Where does Ruby Fit into This?
The astute reader would have noticed that I filed this as a Ruby article as well. While I haven’t mentioned Ruby until this point in the article, the parallels here are obvious. Rixstep and Ankur both say that the dozens of applications that use CTGradient are abusing their users because it uses too much code, too much space, too much memory, and it’s too slow. Aside from the memory use, the claims have either been exposed as false already or haven’t been supported with data. As Scott Stevenson’s quote suggests, CTGradient optimizes for developer time.So does Ruby. I can get more written with Ruby than any other language that I use. It won’t be the fastest software, it might be a little more memory intensive, but I will get it written—and written correctly—faster. And that, given that shipping is the goal, is important. When Rixstep rejects CTGradient without providing a more optimized yet equivalent functionality alternative, he rejects any developer-side optimizations in favour of hand coding everything, including using more expressive languages.I reject that notion. And so should you.




Comments
There is no large causation between the size of the code and memory consumption. Write a tiny program which keeps mallocing to prove this, if you will. In any case the runtime linker loads in the necessary methods across a 4K page boundary – it doesn’t load in the entire object, unless needed ( there is a mechanism at link time , not well advertised by Apple , to create a link “order file” which places the code on disk – and pages – in the order they are called. This requires some empirical research beforehand to work out optimal oder). Linkers also strip out “dead code”, I dont think this will work for factory methods – one of the bugbears of the CTGradient haters.

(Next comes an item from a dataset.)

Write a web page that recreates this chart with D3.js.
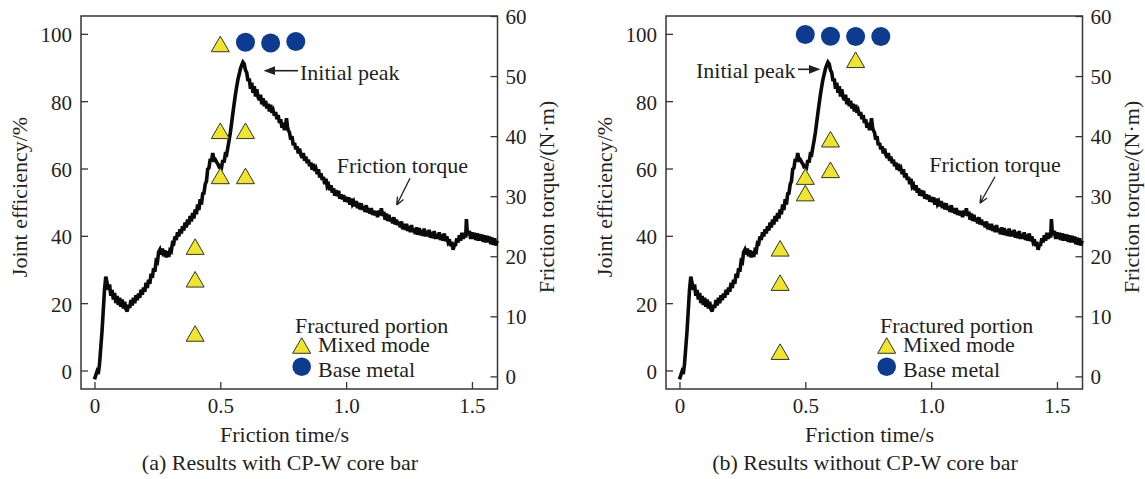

Of course this 4K is insignificant – what makes a program big in ram is data, not code. The real memory cost of the CTGradient is the Apple based drawing routines which use video memory to draw on the screen. The bigger the gradient window, the bigger this cost. So rather than optimizing the CTGradiant class the lad could have made more impact on runtime memory by using less gradiant, which is far more significant than any memory increase caused by the use of a large class most of which will not be loaded in by the loader – and even if the rest of the 4K page loaded in was redundant the real memory cost is less than 4K memory, because some of that code *was* needed after all.
We are not coding for calculators anymore.